The Lady of Guardamar is a closely similar female bust, 50 cm high, also dated circa 400 BCE, that was discovered in fragments in the Phoenician archaeological site of Cabezo Lucero in Guardamar del Segura in Alicante province, Spain, in 1987. The Lady of Guardamar has similar wheel-like rodetes and necklaces.
While it is a bust, there are proposals that it was part of a seated statue like the Lady of Baza or a standing one like the Gran Dama Oferente from Cerro de los Santos (Montealegre del Castillo, Albacete). The necklaces with their pendants are closely similar to those found on the Lady of Baza, discovered about 130 miles to the south west.
The three figures and the Bicha of Balazote are exhibited in the same hall in the National Archaeological Museum of Spain in Madrid.
   The sculpture was found in August 4, 1897 by a young worker, Manuel Campello Esclapez. This "popular" version of the story differs from the official report by Pere Ibarra (the local keeper of the records) which stated that Antonio Maciá found the bust.
Pierre Paris, a French archaeological connoisseur, purchased the sculpture within a few weeks and shipped it to France, where it was shown at the Louvre Museum and hidden for safe-keeping during World War II.
The Vichy government negotiated with Franco's government its return to Spain in 1940–1941, and on June 27, 1941 the sculpture was placed in the Museo del Prado (Madrid), then moved to the National Archaeological Museum, where it remains.

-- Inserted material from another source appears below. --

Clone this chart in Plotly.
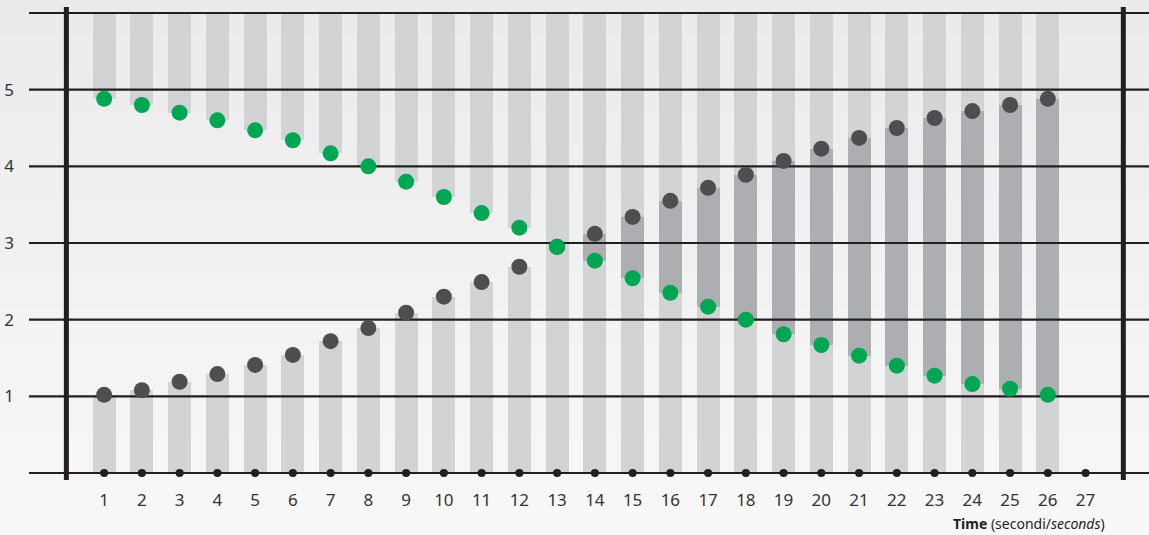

The discovery of the Lady of Elche initiated a popular interest in pre-Roman Iberian culture. She appeared on a 1948 Spanish one-peseta banknote and was mentioned in William Gaddis's The Recognitions (1955).
The sculpture was temporarily on display from May 18 to November 1, 2006 at the Museo Arqueológico y de Historia de Elche, where it is now represented by a replica.